チーム内で明らかに自分が最も得意な分野があると、上司もあなたに一目を置きます。
その結果、あなたの得意分野の仕事は、上司から、あなたが主導で行うように指示されるでしょう。
自分よりも優秀で偉いと思っている上司に指示されれば、役職主義の人間でも、自由に行動することができるでしょう。
その結果、良い成果を上げることができれば、その実績が自信になり、その分野に関しては役職主義を抜け出すことにつながります。
②自分しか知らない一次情報を多く持つ
①と同じ理由で、自分から知らないような一次情報を積極的に取りに行くこともおすすめです。
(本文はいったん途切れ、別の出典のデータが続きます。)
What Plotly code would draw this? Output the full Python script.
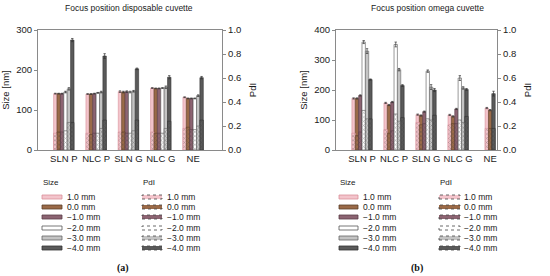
import plotly.graph_objects as go

############ Data ##############
categories = ["SLN P", "NLC P", "SLN G", "NLC G", "NE"]
positions = ["1.0 mm", "0.0 mm", "\u22121.0 mm", "\u22122.0 mm", "\u22123.0 mm", "\u22124.0 mm"]
pos_colors = ["#f3c4cb", "#9a6a48", "#8c6472", "#ffffff", "#c4c4c4", "#5a5a5a"]
pos_lines = ["#d9909a", "#5a4028", "#5a3c48", "#555555", "#666666", "#333333"]

# rows = focus position, columns = categories
size_a = [
    [141, 140, 146, 155, 132],
    [141, 140, 145, 154, 129],
    [141, 141, 146, 154, 129],
    [145, 143, 145, 155, 129],
    [153, 145, 147, 157, 136],
    [275, 235, 203, 182, 181],
]
size_err_a = [
    [1, 1, 2, 1, 1],
    [1, 1, 2, 1, 1],
    [1, 1, 2, 1, 1],
    [2, 1, 2, 1, 1],
    [3, 2, 2, 3, 2],
    [4, 6, 2, 4, 3],
]
pdi_a = [
    [0.14, 0.14, 0.15, 0.15, 0.18],
    [0.15, 0.13, 0.15, 0.14, 0.19],
    [0.15, 0.14, 0.14, 0.14, 0.17],
    [0.16, 0.14, 0.14, 0.14, 0.17],
    [0.23, 0.18, 0.16, 0.18, 0.20],
    [0.23, 0.25, 0.25, 0.24, 0.25],
]

size_b = [
    [172, 157, 118, 117, 140],
    [172, 150, 115, 112, 133],
    [182, 160, 128, 137, None],
    [360, 352, 263, 240, None],
    [330, 268, 210, 207, None],
    [235, 215, 200, 202, 188],
]
size_err_b = [
    [2, 2, 2, 2, 2],
    [2, 2, 2, 2, 2],
    [2, 2, 2, 2, 0],
    [5, 8, 4, 8, 0],
    [8, 4, 8, 4, 0],
    [2, 3, 5, 3, 8],
]
pdi_b = [
    [0.14, 0.17, 0.23, 0.21, 0.18],
    [0.12, 0.14, 0.21, 0.22, 0.18],
    [0.15, 0.16, 0.22, 0.22, None],
    [0.33, 0.30, 0.26, 0.25, None],
    [0.26, 0.24, 0.25, 0.23, None],
    [0.26, 0.27, 0.29, 0.28, 0.18],
]

BAR_W = 0.105
FONT = "Liberation Sans, Arial, sans-serif"


def offsets(table):
    # centre the bars that exist in each category group
    out = [[0] * len(categories) for _ in positions]
    for j in range(len(categories)):
        present = [i for i in range(len(positions)) if table[i][j] is not None]
        n = len(present)
        for r, i in enumerate(present):
            out[i][j] = (r - n / 2) * BAR_W
    return out


fig = go.Figure()


def add_panel(size, err, pdi, xa, ya, ya2):
    offs = offsets(size)
    for i, name in enumerate(positions):
        fig.add_trace(
            go.Bar(
                x=categories, y=size[i], name=name, xaxis=xa, yaxis=ya,
                width=BAR_W, offset=offs[i],
                marker=dict(color=pos_colors[i], line=dict(color=pos_lines[i], width=0.6)),
                error_y=dict(type="data", array=err[i], color="#333333", thickness=0.7, width=1.2),
                showlegend=False,
            )
        )
    for i, name in enumerate(positions):
        fig.add_trace(
            go.Bar(
                x=categories, y=pdi[i], name=name, xaxis=xa, yaxis=ya2,
                width=BAR_W, offset=offs[i],
                marker=dict(
                    color=pos_colors[i],
                    line=dict(color=pos_lines[i], width=0.6),
                    pattern=dict(shape="x", size=3, solidity=0.3, fgcolor="#3a3a3a"),
                ),
                showlegend=False,
            )
        )


add_panel(size_a, size_err_a, pdi_a, "x", "y", "y2")
add_panel(size_b, size_err_b, pdi_b, "x2", "y3", "y4")

y_dom = [0.4565, 0.891]
axis_font = dict(family=FONT, size=9.5, color="#1a1a1a")
line_col = "#8a8a8a"

common_x = dict(type="category", showline=True, linecolor=line_col, mirror=True,
                ticks="", showgrid=False, tickfont=axis_font, zeroline=False,
                automargin=False)
common_y = dict(showline=True, linecolor=line_col, ticks="outside", ticklen=3,
                tickcolor=line_col, showgrid=False, zeroline=False, tickfont=axis_font,
                automargin=False)

fig.update_layout(
    width=550, height=276,
    margin=dict(l=0, r=0, t=0, b=0, autoexpand=False),
    paper_bgcolor="white", plot_bgcolor="white",
    barmode="overlay",
    font=dict(family=FONT, size=9, color="#1a1a1a"),
    xaxis=dict(common_x, domain=[0.069, 0.404], range=[-0.8, 4.9], anchor="y"),
    yaxis=dict(common_y, domain=y_dom, range=[0, 300], dtick=100, anchor="x",
               title=dict(text="Size [nm]", font=axis_font, standoff=4)),
    yaxis2=dict(common_y, overlaying="y", side="right", range=[0, 1.0], dtick=0.2,
                tickformat=".1f", anchor="x",
                title=dict(text="PdI", font=axis_font, standoff=9)),
    xaxis2=dict(common_x, domain=[0.611, 0.904], range=[-0.81, 4.22], anchor="y3"),
    yaxis3=dict(common_y, domain=y_dom, range=[0, 400], dtick=100, anchor="x2",
                title=dict(text="Size [nm]", font=axis_font, standoff=4)),
    yaxis4=dict(common_y, overlaying="y3", side="right", range=[0, 1.0], dtick=0.2,
                tickformat=".1f", anchor="x2",
                title=dict(text="PdI", font=axis_font, standoff=9)),
)


def px_x(v):
    return v / 550


def px_y(v):
    return 1 - v / 276


# panel titles and labels
for txt, xc in [("Focus position disposable cuvette", 129), ("Focus position omega cuvette", 427)]:
    fig.add_annotation(x=px_x(xc), y=px_y(8), xref="paper", yref="paper",
                       text=txt, showarrow=False, xanchor="center", yanchor="middle",
                       font=dict(family=FONT, size=8.5, color="#1a1a1a"))
for lbl, xc in [("(a)", 123), ("(b)", 417)]:
    fig.add_annotation(x=px_x(xc), y=px_y(268), xref="paper", yref="paper",
                       text="<b>" + lbl + "</b>", showarrow=False,
                       xanchor="center", yanchor="middle",
                       font=dict(family="Liberation Serif, Times New Roman, serif", size=10, color="#111111"))

# hand-drawn legends (size: solid swatch, PdI: dotted swatch)
item_y = [197, 207, 217, 228, 238, 248]
legend_blocks = [
    ("Size", 42, 62, 66, "solid"),
    ("PdI", 142, 162, 166, "dot"),
    ("Size", 339, 358, 362, "solid"),
    ("PdI", 439, 460, 463, "dot"),
]
for title, sx0, sx1, tx, dash in legend_blocks:
    fig.add_annotation(x=px_x(sx0), y=px_y(183), xref="paper", yref="paper",
                       text=title, showarrow=False, xanchor="left", yanchor="middle",
                       borderpad=0, font=dict(family=FONT, size=8, color="#1a1a1a"))
    for i, name in enumerate(positions):
        yc = item_y[i]
        fig.add_shape(type="rect", xref="paper", yref="paper",
                      x0=px_x(sx0), x1=px_x(sx1), y0=px_y(yc + 2), y1=px_y(yc - 2),
                      fillcolor=pos_colors[i],
                      line=dict(color=pos_lines[i] if dash == "solid" else "#444444",
                                width=0.8, dash=dash))
        fig.add_annotation(x=px_x(tx), y=px_y(yc), xref="paper", yref="paper",
                           text=name, showarrow=False, xanchor="left", yanchor="middle",
                           borderpad=0, font=dict(family=FONT, size=8.5, color="#1a1a1a"))

fig.write_html("out.html", config={"displayModeBar": False},
               post_script="document.body.style.margin='0';")
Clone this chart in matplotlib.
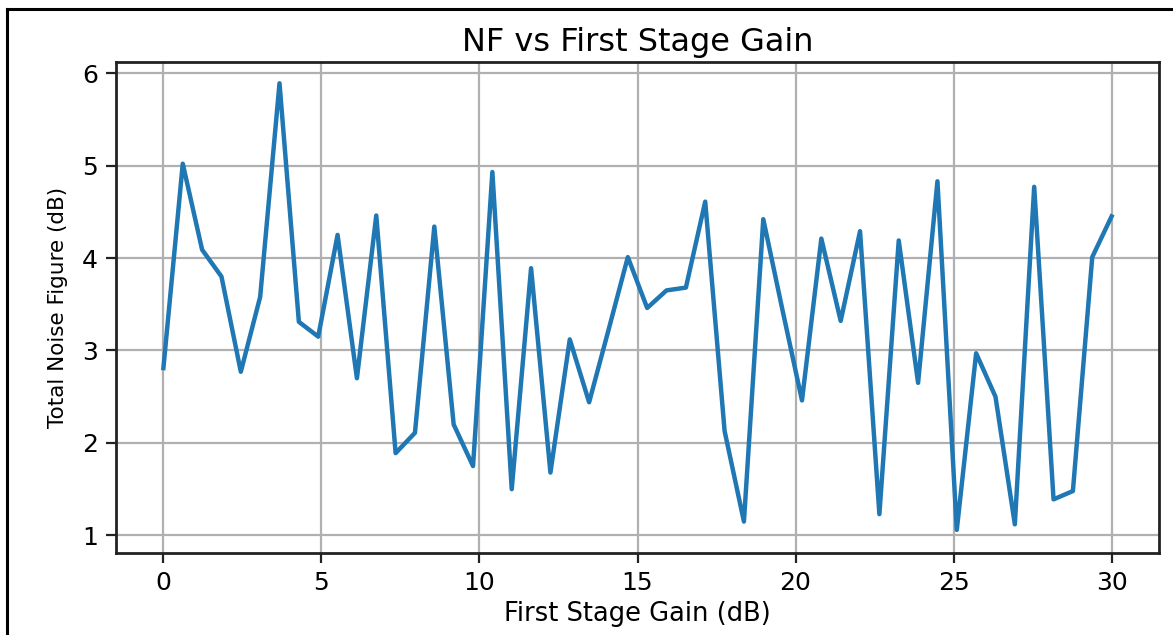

一次情報とは、誰にも加工されていない生の情報のことです。
世の中には誰かによって処理され、発信された二次情報が多く存在しています。
しかし、その情報は発信者の意図やバイアスが含まれていることが多いです。
そのため、一次情報には非常に価値があります。
上司が、立場的、時間的に経験できないような一次情報を手に入れることで、上司から情報提供を求められるはずです。
このように、上司にないものを自分で取りに行くことで、自分を唯一無二の存在にすることが役職主義から抜け出す方法だと考えます。
③多様な経験をし、複数の視点を持つ
これは少し時間がかかりますが、複数の視点を持つことは、役職主義から抜け出す最良の方法だと考えています。
この点について、元東京都知事で作家の猪瀬直樹さんが「ニッポン2021-2050 データから構想を生み出す教養と思考法」でおっしゃっていたことを引用すると、以下の通りになります。
視点を変える、という経験がなければ本質は見えてこない。結果として、日本全体や世界の中から自分自身の存在も見えてこないんだということをわかってほしいのです。
(猪瀬直樹)
ニッポン2021-2050 データから構想を生み出す教養と思考法(KADOKAWA)
自分自身の立ち位置を様々な視点から見なければ、本質は見えないのです。
役職主義は役職という構造に価値を置いてしまっている考え方のために、仕事の本質が見えていません。
その業務は誰のためになっているのか、何のために行っているのか、ということを理解することではじめて、その業務の価値や、必要とされている業務が理解できます。
この理解のためには、様々な立場で、多様な経験をする必要があるのです。
視点を変えるためには、現在自分がいる環境とは異なる環境に身を置き、その位置から様々なことを経験する必要があります。
どれだけそのことについて勉強しても、その手触り感は伝わりません。
ぜひ、多様な経験をして、役職主義という、小さな考え方を捨て去れるようにしていただきたいと思います。
・結局、必要なのは常識という考え方を捨てること
以前の記事で「常識」を捨てると生きやすくなるということをお話ししました。
今回の役職主義もそういった常識を持ってしまっていると考えられます。
大切なのは結局常識を捨て、精神的に自由になることなのです。
そしてそのためには、様々な経験をして、多様な価値観を持つことが必要です。
これは、ビジネス系人気YouTuberの「まこなり社長」も最近の動画でお話ししていました。
この動画は起業10周年を記念したイベントのプレゼンです。
2時間を超える、まこなり社長の人生を語った熱いプレゼンになっています。
お時間のない方は、最後の15分程度を見るだけでも、まこなり社長の言いたいことは伝わるかと思います。
この熱いプレゼンを見て、少しでも「自分の常識(固定観念)を捨てることが大切なんだ」と理解いただければ幸いです。
本日は以上になります。
ご覧いただきありがとうございました。